= Records with drawing code =
__________
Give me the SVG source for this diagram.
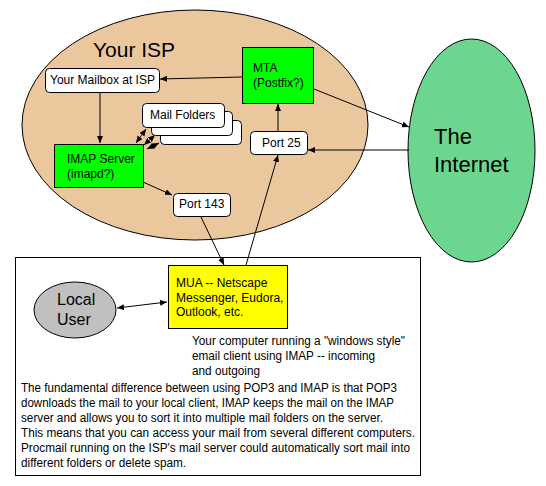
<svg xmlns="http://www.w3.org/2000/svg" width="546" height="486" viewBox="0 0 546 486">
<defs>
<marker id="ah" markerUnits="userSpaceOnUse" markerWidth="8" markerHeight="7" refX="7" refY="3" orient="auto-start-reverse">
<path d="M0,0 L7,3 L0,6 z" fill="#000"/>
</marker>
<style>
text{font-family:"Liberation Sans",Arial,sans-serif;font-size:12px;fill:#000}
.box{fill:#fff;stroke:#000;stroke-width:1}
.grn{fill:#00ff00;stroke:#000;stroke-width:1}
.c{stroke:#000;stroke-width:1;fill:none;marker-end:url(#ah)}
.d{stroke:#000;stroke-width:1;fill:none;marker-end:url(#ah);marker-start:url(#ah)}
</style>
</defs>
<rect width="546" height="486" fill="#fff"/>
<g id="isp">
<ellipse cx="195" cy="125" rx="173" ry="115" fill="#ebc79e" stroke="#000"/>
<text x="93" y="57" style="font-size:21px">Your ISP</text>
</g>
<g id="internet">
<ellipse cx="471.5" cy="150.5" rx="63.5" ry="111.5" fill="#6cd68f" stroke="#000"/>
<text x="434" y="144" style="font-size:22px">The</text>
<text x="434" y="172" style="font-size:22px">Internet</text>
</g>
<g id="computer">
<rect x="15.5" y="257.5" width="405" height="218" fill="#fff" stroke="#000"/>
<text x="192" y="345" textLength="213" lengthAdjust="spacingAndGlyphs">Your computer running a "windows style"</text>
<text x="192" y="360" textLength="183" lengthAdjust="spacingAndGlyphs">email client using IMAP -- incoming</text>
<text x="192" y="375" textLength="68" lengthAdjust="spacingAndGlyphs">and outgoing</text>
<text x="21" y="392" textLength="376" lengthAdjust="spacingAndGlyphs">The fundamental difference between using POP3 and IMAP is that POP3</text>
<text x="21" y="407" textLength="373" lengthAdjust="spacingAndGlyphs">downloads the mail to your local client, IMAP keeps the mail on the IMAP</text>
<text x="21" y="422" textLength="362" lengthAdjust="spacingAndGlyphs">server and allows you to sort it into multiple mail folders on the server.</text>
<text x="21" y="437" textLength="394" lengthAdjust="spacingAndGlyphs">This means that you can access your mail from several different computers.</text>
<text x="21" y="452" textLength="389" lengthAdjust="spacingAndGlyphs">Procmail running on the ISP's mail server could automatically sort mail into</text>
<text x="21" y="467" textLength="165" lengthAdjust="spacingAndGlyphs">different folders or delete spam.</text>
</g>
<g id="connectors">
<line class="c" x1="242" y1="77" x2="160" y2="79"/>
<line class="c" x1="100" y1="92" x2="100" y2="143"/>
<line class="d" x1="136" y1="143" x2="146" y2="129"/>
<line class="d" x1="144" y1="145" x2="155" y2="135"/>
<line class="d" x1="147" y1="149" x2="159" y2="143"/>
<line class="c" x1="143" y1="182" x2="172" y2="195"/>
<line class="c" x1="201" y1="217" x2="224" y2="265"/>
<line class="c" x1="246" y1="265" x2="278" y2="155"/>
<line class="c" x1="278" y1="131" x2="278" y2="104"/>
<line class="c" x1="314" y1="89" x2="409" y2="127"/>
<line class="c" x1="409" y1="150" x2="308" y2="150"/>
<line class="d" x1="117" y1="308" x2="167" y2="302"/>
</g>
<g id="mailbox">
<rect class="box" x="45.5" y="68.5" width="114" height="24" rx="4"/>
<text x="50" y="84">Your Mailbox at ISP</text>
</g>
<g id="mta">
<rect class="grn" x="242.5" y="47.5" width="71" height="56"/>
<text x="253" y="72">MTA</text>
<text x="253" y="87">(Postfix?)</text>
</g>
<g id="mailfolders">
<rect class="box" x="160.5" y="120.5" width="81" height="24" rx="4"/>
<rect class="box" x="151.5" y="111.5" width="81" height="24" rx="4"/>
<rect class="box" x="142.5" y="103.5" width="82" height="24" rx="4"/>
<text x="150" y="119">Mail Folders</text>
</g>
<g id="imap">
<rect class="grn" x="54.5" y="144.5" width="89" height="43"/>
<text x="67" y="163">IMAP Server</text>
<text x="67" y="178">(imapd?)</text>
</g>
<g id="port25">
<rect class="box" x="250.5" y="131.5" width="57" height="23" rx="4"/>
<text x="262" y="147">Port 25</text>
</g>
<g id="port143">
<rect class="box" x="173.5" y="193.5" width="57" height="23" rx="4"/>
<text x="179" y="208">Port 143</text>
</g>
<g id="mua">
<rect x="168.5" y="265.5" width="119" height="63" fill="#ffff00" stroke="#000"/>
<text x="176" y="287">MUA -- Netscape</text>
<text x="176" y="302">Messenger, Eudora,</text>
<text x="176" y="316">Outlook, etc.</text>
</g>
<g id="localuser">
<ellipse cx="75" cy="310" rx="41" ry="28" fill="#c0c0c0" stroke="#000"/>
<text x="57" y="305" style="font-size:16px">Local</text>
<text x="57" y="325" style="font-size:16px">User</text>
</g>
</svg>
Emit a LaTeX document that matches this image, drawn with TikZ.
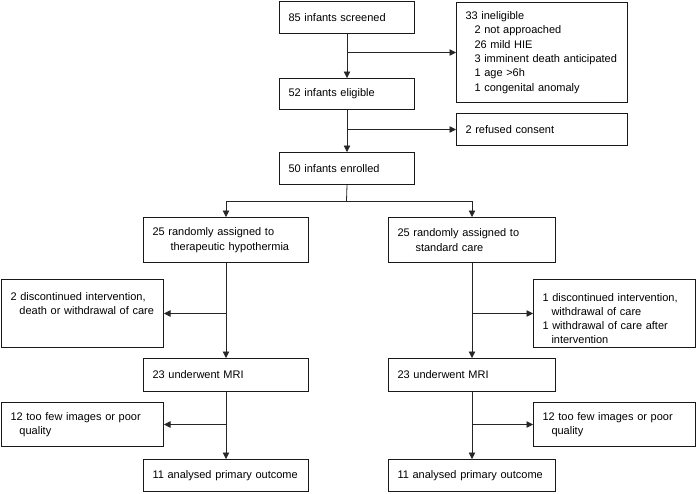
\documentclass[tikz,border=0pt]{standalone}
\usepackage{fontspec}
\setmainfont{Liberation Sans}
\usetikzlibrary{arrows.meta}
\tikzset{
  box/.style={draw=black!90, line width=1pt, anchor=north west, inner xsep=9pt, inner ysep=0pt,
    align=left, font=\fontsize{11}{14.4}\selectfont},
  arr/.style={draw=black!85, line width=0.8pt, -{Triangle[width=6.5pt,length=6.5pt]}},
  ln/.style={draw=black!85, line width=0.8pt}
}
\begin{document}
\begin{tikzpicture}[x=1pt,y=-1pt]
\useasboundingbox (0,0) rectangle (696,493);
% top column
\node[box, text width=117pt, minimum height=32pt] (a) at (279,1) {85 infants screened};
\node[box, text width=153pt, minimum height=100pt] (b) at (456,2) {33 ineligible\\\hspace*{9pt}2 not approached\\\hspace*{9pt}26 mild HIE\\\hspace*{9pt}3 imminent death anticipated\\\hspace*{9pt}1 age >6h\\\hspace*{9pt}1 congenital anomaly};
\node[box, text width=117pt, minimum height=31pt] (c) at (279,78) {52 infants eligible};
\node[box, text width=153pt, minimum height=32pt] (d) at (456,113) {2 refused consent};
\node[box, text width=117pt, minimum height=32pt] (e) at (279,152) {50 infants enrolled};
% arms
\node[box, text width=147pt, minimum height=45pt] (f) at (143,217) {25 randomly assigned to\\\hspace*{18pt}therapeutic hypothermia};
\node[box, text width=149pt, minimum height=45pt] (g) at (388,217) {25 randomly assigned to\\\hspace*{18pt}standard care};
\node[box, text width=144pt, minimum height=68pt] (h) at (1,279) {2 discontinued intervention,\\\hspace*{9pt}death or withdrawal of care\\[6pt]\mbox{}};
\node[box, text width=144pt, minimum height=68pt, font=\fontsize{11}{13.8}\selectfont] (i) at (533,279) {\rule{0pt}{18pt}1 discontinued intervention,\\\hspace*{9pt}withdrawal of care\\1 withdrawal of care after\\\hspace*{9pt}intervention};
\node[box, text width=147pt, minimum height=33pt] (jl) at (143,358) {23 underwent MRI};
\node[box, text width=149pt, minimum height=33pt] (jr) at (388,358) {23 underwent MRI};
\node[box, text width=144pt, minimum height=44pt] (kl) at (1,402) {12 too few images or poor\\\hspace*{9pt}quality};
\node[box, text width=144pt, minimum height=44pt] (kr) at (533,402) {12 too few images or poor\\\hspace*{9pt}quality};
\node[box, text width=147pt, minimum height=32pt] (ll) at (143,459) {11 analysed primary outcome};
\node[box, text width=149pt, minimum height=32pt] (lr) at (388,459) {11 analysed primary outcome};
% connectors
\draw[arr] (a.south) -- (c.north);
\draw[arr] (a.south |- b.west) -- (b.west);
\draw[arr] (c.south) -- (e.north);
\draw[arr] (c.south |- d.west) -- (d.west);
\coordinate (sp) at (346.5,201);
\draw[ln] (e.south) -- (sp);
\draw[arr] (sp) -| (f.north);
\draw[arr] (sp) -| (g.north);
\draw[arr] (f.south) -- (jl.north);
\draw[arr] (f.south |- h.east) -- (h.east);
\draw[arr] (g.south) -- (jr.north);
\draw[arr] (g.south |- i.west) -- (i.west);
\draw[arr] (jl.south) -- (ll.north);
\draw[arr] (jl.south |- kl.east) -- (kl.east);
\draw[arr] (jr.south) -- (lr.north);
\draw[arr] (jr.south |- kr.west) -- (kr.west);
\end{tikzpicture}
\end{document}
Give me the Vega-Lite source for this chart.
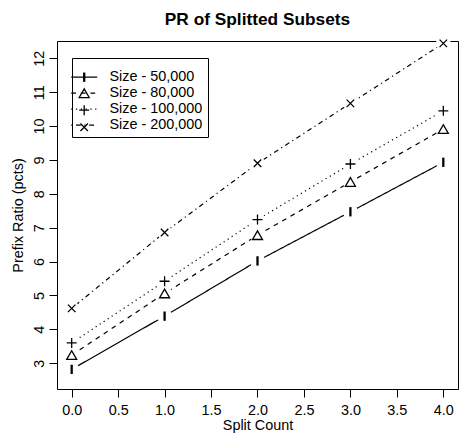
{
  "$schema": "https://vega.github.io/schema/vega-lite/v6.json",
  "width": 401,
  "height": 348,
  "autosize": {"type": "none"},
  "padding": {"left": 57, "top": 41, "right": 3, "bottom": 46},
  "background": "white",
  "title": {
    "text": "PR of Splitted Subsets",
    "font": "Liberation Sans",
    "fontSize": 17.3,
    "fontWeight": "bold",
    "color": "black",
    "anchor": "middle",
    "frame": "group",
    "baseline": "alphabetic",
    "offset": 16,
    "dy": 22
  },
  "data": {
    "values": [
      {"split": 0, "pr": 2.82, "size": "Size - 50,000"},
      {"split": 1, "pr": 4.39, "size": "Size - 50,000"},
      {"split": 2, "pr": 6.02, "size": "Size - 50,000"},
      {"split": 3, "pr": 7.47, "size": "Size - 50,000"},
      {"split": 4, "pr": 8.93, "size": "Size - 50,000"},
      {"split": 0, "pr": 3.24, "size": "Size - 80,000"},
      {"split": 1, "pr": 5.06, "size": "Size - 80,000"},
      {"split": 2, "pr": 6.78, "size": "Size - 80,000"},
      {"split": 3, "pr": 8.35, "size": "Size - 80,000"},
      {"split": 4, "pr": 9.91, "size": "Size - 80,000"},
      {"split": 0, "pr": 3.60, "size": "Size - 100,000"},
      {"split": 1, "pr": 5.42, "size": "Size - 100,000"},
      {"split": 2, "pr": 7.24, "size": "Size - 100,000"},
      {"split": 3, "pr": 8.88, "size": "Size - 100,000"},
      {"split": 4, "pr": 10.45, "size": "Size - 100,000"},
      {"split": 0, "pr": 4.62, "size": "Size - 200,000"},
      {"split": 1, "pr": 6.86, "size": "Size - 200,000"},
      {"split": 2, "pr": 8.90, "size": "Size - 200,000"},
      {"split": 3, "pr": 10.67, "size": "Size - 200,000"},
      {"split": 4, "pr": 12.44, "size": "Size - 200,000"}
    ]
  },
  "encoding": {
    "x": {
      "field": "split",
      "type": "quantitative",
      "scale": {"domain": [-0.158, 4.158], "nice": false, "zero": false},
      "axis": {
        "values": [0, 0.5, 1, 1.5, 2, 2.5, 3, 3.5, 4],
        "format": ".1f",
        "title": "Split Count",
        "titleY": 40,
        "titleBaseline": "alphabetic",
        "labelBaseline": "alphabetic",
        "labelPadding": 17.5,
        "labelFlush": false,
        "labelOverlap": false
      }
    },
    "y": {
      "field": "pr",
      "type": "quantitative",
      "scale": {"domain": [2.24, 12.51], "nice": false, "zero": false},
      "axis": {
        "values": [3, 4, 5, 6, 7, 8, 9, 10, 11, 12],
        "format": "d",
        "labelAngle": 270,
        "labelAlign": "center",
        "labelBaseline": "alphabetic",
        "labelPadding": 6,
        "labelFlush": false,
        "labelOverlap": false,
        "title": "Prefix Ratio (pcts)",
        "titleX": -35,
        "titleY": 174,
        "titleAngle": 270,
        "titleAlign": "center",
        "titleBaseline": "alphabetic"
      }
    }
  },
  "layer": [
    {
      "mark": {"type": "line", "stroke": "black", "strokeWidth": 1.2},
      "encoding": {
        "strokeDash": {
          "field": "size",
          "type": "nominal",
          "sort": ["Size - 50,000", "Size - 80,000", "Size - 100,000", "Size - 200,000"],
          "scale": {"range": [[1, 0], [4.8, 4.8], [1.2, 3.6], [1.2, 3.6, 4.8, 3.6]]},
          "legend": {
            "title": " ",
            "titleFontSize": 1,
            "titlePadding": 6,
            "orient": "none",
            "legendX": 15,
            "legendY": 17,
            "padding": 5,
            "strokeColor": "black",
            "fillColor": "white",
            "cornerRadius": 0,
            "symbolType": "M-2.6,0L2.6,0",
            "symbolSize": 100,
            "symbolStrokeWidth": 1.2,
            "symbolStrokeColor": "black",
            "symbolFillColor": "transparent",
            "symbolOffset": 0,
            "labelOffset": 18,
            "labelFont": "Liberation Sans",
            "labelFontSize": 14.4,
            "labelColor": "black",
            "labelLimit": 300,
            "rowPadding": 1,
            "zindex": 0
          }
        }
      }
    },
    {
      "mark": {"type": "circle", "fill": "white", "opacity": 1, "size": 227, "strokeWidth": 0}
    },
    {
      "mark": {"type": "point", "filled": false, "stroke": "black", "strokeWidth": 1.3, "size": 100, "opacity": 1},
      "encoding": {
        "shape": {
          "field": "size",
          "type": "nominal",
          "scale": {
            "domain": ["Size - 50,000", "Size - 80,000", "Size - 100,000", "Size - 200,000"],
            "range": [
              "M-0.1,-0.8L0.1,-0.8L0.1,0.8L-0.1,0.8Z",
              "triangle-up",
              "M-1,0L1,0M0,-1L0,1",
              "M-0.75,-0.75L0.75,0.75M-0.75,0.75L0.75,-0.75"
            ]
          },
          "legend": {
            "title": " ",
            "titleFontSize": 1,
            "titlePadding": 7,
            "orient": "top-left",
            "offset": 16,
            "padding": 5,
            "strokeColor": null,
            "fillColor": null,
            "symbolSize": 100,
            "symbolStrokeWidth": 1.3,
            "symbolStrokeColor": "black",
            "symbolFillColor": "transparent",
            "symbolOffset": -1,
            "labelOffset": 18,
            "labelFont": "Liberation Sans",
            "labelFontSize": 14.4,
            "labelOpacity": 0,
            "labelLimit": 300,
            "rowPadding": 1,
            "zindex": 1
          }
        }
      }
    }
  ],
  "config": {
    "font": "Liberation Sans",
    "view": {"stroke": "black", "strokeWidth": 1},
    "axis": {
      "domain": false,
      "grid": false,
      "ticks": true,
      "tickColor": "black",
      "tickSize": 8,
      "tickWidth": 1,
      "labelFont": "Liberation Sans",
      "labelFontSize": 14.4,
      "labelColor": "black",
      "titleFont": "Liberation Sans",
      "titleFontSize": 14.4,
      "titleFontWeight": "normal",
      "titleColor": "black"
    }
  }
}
__________
= YOUR OBJECTIVE =
Show every line above in which the word "that" occurs.

= THE SOLUTION =
<text x="21" y="392" textLength="376" lengthAdjust="spacingAndGlyphs">The fundamental difference between using POP3 and IMAP is that POP3</text>
<text x="21" y="437" textLength="394" lengthAdjust="spacingAndGlyphs">This means that you can access your mail from several different computers.</text>
Emit a LaTeX document that matches this image, drawn with TikZ.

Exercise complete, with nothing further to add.